Despite this, there I was ready to learn. But just not any dance. She wanted to swing dance. I’d never swinged or swung or swang or whatever the proper tense is for cutting the rug.

But when she and I happened upon a swing dancing exhibition, we knew this could be the kind of togetherness project we need for our health and well-being.

I could hardly wait to learn how to roll my wife across my back, tuck her up under my arms or toss her through the air, then catch her and slide her first on one side of me, then the other.

When I told her this, she began hyperventilating at the mere contemplation of the spectacle.

We told my mother-in-law that we wanted to take swing dance lessons. "I think one of you better lose some weight or the other one of you will be throwing a back out."

I'm not sure if she was implying her daughter was a little too heavy to be tossed or if I was a little too weak to be twirling anybody through the air. Or maybe it was the other way around. Some of that swing stuff was happening so fast, I'm not sure who was throwing whom. But it seemed that with us, jump, jive and WAIL would be no problem.

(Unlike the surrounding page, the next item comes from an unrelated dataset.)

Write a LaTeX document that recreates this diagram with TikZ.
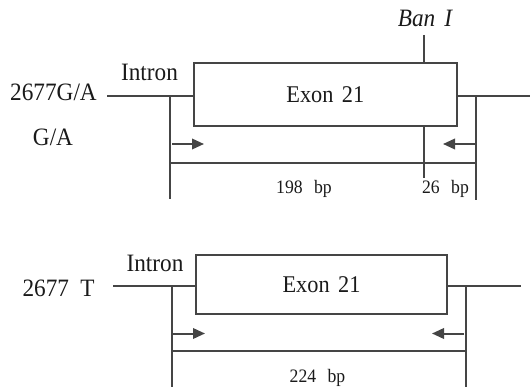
\documentclass[tikz,border=0pt]{standalone}
\usepackage{fontspec}
\setmainfont{Liberation Serif}[FakeStretch=0.93]
\usetikzlibrary{arrows.meta}
\definecolor{ln}{HTML}{454545}
\definecolor{tx}{HTML}{1A1A1A}
\begin{document}
\begin{tikzpicture}[x=1pt,y=-1pt,
  line width=2pt, draw=ln,
  exonbox/.style={draw=ln, line width=2pt, inner sep=0pt, text=tx,
    font=\fontsize{24}{28}\selectfont},
  lbl/.style={inner sep=0pt, anchor=base, text=tx, font=\fontsize{25}{29}\selectfont},
  bplbl/.style={inner sep=0pt, anchor=base, text=tx, font=\fontsize{19}{23}\selectfont},
  wire/.style={draw=ln, line width=2pt},
  primer/.style={draw=ln, line width=2pt, -{Triangle[length=12pt,width=10.5pt]}}
]
\useasboundingbox (0,0) rectangle (530,387);

% ---------- top panel ----------
\node[exonbox, minimum width=262.7pt, minimum height=62.4pt] (ex1) at (325.3,94.5) {Exon\hspace{0.35em}21};
\coordinate (l1) at (107,96);
\coordinate (r1) at (530,96);
\coordinate (ban1) at (424,35);
\coordinate (ban2) at (424,178);
\coordinate (va1) at (170,96);
\coordinate (vb1) at (170,199);
\coordinate (wa1) at (475.7,96);
\coordinate (wb1) at (475.7,200);
\coordinate (pa1) at (172,144);
\coordinate (pb1) at (204,144);
\coordinate (qa1) at (474.5,144);
\coordinate (qb1) at (443,144);
\coordinate (ha1) at (170,162.7);
\coordinate (hb1) at (475.7,162.7);

\draw[wire] (l1) -- (ex1.west |- l1);
\draw[wire] (ex1.east |- r1) -- (r1);
\draw[wire] (ban1) -- (ban1 |- ex1.north);
\draw[wire] (ban1 |- ex1.south) -- (ban2);
\draw[wire] (va1) -- (vb1);
\draw[wire] (wa1) -- (wb1);
\draw[wire] (ha1) -- (hb1);
\draw[primer] (pa1) -- (pb1);
\draw[primer] (qa1) -- (qb1);

\node[lbl] (g1) at (53.5,100.5) {2677G/A};
\node[lbl] (g2) at (53,145.5) {G/A};
\node[lbl] (in1) at (149.5,81) {Intron};
\node[lbl] (bn) at (425,26.5) {\itshape Ban\hspace{0.36em}I};
\node[bplbl] (bp198) at (304,194) {198\hspace{0.6em}bp};
\node[bplbl] (bp26) at (445.5,194) {26\hspace{0.6em}bp};

% ---------- bottom panel ----------
\node[exonbox, minimum width=251.6pt, minimum height=59pt] (ex2) at (321.5,284.5) {Exon\hspace{0.35em}21};
\coordinate (l2) at (113,285.7);
\coordinate (r2) at (521,285.7);
\coordinate (va2) at (172,285.7);
\coordinate (vb2) at (172,387);
\coordinate (wa2) at (466,285.7);
\coordinate (wb2) at (466,387);
\coordinate (pa2) at (173,333.5);
\coordinate (pb2) at (205,333.5);
\coordinate (qa2) at (464,333.5);
\coordinate (qb2) at (432,333.5);
\coordinate (ha2) at (172,351);
\coordinate (hb2) at (466,351);

\draw[wire] (l2) -- (ex2.west |- l2);
\draw[wire] (ex2.east |- r2) -- (r2);
\draw[wire] (va2) -- (vb2);
\draw[wire] (wa2) -- (wb2);
\draw[wire] (ha2) -- (hb2);
\draw[primer] (pa2) -- (pb2);
\draw[primer] (qa2) -- (qb2);

\node[lbl] (t1) at (58.5,296.5) {2677\hspace{0.45em}T};
\node[lbl] (in2) at (155,271.5) {Intron};
\node[bplbl] (bp224) at (317.5,382) {224\hspace{0.6em}bp};
\end{tikzpicture}
\end{document}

Not that we expected to become expert swangers right away. I figured it would take up to two lessons before that happened.

Then I saw the one move where I saw the one woman dancer flicked one leg over her partner's shoulder, leaped into his arms, did some kick kind of thing tucking the first leg beneath her while smacking the other leg over the guy's other shoulder, and then she spun, I think behind his back, landing on the floor back in front of him, stepping right into the next beat of the music without breaking stride. That all happened in about 1.2 seconds.

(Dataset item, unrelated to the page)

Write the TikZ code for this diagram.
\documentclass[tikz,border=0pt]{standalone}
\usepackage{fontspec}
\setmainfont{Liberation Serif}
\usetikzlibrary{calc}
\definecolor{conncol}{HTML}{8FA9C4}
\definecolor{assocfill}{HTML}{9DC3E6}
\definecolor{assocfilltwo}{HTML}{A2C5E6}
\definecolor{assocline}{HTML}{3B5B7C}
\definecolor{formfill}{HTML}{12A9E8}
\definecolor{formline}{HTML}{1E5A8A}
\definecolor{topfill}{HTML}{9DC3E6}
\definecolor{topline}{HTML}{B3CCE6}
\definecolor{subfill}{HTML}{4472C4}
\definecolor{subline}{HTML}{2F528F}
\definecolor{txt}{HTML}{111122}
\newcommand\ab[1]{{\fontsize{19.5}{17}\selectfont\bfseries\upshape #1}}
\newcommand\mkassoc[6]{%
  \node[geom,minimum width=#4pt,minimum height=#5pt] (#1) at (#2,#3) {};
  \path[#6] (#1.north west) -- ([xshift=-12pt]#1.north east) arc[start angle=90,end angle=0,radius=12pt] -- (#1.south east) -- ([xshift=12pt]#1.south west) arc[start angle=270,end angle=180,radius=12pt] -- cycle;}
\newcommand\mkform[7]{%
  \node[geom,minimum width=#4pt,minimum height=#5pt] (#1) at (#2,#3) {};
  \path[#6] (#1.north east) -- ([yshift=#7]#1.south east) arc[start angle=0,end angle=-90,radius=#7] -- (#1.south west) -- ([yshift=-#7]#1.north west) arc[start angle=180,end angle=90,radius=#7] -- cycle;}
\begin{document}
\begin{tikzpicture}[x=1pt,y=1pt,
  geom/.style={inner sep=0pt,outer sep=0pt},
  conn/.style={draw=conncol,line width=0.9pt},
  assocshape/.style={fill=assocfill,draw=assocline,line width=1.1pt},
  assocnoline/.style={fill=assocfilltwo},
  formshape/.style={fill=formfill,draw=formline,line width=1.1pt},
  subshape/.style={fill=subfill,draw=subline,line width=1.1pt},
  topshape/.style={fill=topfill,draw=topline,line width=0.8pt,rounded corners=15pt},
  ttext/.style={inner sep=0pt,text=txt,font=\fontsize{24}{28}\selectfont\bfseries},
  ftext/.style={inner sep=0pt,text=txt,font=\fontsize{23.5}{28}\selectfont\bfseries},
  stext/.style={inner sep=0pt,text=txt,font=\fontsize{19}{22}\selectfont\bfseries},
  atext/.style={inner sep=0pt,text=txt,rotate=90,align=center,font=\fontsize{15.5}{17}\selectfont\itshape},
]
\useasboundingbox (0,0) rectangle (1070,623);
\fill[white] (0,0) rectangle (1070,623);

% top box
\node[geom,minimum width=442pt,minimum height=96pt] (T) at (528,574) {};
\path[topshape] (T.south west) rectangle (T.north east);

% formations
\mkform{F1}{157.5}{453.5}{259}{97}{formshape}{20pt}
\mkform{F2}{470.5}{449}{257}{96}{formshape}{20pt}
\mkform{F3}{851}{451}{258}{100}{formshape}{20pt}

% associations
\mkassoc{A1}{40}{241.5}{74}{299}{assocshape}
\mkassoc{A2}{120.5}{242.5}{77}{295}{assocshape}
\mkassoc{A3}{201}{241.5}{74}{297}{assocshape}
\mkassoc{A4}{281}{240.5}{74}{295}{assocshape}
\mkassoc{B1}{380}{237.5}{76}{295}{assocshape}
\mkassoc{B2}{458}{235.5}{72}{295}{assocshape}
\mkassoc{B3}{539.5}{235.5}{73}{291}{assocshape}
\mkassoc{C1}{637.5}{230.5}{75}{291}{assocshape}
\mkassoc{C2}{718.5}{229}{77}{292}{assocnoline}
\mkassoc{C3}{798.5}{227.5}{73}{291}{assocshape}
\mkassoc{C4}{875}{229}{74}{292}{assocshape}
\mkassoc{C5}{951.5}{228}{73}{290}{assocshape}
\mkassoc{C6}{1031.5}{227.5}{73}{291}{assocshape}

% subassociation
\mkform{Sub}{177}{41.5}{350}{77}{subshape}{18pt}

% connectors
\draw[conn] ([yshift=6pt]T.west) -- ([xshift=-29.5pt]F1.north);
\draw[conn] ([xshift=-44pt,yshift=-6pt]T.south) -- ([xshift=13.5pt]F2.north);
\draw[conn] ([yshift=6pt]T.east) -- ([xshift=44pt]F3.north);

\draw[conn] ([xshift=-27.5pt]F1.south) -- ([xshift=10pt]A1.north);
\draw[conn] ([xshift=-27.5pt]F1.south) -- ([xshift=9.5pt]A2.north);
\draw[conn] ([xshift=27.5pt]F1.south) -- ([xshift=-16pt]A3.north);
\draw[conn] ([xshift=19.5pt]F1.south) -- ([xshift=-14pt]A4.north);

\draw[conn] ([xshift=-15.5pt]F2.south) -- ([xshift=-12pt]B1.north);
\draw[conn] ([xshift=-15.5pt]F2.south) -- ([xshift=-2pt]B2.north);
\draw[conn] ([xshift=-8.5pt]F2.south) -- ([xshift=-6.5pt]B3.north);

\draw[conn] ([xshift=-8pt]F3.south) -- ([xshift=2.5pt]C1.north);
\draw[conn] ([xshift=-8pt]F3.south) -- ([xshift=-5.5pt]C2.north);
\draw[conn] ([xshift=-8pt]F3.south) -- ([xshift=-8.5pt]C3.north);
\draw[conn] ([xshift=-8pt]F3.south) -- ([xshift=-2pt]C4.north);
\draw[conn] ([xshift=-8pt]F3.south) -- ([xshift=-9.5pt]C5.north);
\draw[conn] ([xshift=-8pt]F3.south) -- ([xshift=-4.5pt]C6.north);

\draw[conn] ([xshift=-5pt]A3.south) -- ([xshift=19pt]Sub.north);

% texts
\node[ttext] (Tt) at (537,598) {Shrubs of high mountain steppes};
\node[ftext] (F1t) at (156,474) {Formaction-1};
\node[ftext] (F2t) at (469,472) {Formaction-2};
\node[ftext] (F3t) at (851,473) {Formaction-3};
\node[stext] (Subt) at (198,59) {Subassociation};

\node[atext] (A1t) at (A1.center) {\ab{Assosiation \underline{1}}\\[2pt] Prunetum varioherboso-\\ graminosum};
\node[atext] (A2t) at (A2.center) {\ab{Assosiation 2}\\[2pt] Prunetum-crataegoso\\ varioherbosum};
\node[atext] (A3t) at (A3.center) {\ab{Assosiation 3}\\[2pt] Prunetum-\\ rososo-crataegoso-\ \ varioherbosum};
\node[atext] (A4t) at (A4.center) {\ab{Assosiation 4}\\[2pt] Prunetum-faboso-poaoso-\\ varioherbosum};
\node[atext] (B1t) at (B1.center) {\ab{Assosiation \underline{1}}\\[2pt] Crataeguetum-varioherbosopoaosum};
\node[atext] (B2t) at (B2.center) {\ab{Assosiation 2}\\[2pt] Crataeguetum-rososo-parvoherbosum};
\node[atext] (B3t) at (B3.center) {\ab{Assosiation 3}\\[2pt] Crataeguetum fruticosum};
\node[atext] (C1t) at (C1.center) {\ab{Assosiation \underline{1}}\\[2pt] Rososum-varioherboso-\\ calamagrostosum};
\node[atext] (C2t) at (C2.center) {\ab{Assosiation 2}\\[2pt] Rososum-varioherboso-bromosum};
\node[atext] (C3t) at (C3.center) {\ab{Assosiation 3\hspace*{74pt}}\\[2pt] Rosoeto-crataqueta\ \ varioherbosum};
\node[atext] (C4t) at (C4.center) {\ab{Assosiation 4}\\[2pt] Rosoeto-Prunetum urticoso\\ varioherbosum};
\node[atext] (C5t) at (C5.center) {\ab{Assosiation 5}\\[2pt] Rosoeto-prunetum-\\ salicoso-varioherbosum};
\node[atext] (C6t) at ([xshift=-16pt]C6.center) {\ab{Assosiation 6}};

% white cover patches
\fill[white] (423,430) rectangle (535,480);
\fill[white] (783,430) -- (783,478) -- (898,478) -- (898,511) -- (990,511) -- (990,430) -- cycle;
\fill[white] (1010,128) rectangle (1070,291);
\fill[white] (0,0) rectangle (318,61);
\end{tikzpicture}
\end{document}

That made me nervous. I mean, a guy could get decapitated out there if the jive jumped the wrong direction.

My wife said not to worry, that she couldn't kick that high. Not on the first lesson, anyway. But after that, my shoulders and back had better be ready because being dropped won't amuse her.

As frightening as that sequence is, the scariest thing is that Grandma was right. "Kids today," she'd say when I was a kid growing up in the disco era. "Your music is awful and those convulsions you call dancing don't make sense."

"It's great music, Grandma," we'd say. "And I've seen the kids dance. They've got the moves, Grandma."

"No, no, no. I don't see how you can stand that thump, thump, thump. And you call those moves? In my day ..."

I never heard the rest of the story because that's where we kids tuned her out. But it got me to thinking, if I couldn’t get down tonight, or burn, baby, burn with disco fever, how did I expect to jump, jive and wail, “Ouch!”?

Besides, I threw out my back lacing up my dancing shoes. I could wail pretty well without the jumping, jiving, tossing and kicking. Besides, did I really want to burden my grandkids with stories about how I moved in my day?

It was better for all involved if cuddled up to my ice pack instead. Jump, jive indeed.